On 12/10/13 03:35, Andy Isaacson wrote:
On Fri, Oct 11, 2013 at 01:42:13PM +0200, Eugen Leitl wrote:
I think we need more hidden services to make the darknet more attractive, less exits. The open Internet has been dead for a while, time to accept it.
Running a non-exit relay from home is still worthwhile, since it raises the bar for physical access, and also increases the traffic background.
Decentral search is pretty important, we could really use lots of YaCy nodes as hidden services -- indexing not just the hidden web, of course. Hmmm, I hadn't heard of YaCy before, thanks for the mention!
I wish there was a library of different privacy-based appliances in virtual formats (.ovf) which are kept up to date for easy deployment (even though running it on bare iron would be preferable). That would seem to be a lot of work, though, and run into trust issues. OVF is a dead end AFAICS.

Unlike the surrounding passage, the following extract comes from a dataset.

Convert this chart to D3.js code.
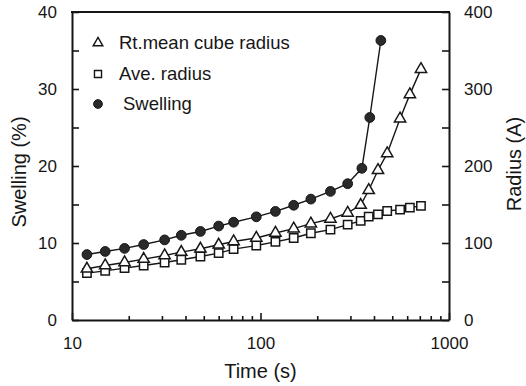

It's not perfect, but the combination of Chef/Puppet (to specify + install + configure the software stack) plus Vagrant (to specify + install + configure the base VM) seems like a more fruitful path forward. There are some missing pieces; for example, it's regrettably common in current Cookbooks and Vagrantfiles to download unsigned-and-unhashed code from the network and trust it. But that's fixable with more hashing and content addressed storage.
-andy coreOS also has potential still has some bugs but looks promising.